WHAT YOU NEED TO DO → Will you output all of the data below exactly, omitting the images?

PROVIDED DATA →
******

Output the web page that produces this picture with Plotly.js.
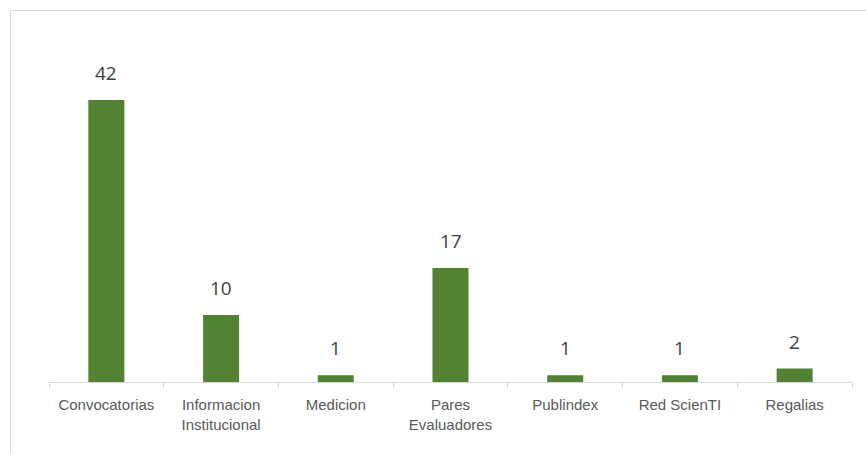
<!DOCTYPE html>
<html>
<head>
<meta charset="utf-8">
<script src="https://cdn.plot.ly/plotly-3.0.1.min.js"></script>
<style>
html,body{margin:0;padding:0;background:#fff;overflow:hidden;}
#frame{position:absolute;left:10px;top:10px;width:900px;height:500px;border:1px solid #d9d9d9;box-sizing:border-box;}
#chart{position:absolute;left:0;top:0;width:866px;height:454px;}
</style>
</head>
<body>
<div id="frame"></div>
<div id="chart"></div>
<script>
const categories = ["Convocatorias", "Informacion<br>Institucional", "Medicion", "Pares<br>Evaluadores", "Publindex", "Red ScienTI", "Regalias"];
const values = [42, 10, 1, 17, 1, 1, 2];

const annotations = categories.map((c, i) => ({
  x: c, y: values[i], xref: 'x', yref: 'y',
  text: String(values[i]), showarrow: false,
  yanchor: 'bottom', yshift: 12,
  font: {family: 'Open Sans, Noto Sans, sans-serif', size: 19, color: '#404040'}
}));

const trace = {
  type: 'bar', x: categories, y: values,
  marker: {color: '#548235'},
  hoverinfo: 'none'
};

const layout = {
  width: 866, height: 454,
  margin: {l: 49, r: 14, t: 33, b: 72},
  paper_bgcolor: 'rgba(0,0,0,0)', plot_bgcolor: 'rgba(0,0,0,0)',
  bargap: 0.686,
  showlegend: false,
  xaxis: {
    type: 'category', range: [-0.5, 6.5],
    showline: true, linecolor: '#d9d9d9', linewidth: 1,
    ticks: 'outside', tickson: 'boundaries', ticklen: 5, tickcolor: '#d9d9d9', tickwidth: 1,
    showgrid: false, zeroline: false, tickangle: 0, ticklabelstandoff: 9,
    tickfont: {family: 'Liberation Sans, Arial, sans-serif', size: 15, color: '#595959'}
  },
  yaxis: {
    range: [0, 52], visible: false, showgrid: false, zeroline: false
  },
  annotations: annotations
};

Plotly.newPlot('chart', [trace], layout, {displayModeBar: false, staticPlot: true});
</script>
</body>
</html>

******

FINAL RESULT →
Output the web page that produces this picture with Plotly.js.
<!DOCTYPE html>
<html>
<head>
<meta charset="utf-8">
<script src="https://cdn.plot.ly/plotly-3.0.1.min.js"></script>
<style>
html,body{margin:0;padding:0;background:#fff;overflow:hidden;}
#frame{position:absolute;left:10px;top:10px;width:900px;height:500px;border:1px solid #d9d9d9;box-sizing:border-box;}
#chart{position:absolute;left:0;top:0;width:866px;height:454px;}
</style>
</head>
<body>
<div id="frame"></div>
<div id="chart"></div>
<script>
const categories = ["Convocatorias", "Informacion<br>Institucional", "Medicion", "Pares<br>Evaluadores", "Publindex", "Red ScienTI", "Regalias"];
const values = [42, 10, 1, 17, 1, 1, 2];

const annotations = categories.map((c, i) => ({
  x: c, y: values[i], xref: 'x', yref: 'y',
  text: String(values[i]), showarrow: false,
  yanchor: 'bottom', yshift: 12,
  font: {family: 'Open Sans, Noto Sans, sans-serif', size: 19, color: '#404040'}
}));

const trace = {
  type: 'bar', x: categories, y: values,
  marker: {color: '#548235'},
  hoverinfo: 'none'
};

const layout = {
  width: 866, height: 454,
  margin: {l: 49, r: 14, t: 33, b: 72},
  paper_bgcolor: 'rgba(0,0,0,0)', plot_bgcolor: 'rgba(0,0,0,0)',
  bargap: 0.686,
  showlegend: false,
  xaxis: {
    type: 'category', range: [-0.5, 6.5],
    showline: true, linecolor: '#d9d9d9', linewidth: 1,
    ticks: 'outside', tickson: 'boundaries', ticklen: 5, tickcolor: '#d9d9d9', tickwidth: 1,
    showgrid: false, zeroline: false, tickangle: 0, ticklabelstandoff: 9,
    tickfont: {family: 'Liberation Sans, Arial, sans-serif', size: 15, color: '#595959'}
  },
  yaxis: {
    range: [0, 52], visible: false, showgrid: false, zeroline: false
  },
  annotations: annotations
};

Plotly.newPlot('chart', [trace], layout, {displayModeBar: false, staticPlot: true});
</script>
</body>
</html>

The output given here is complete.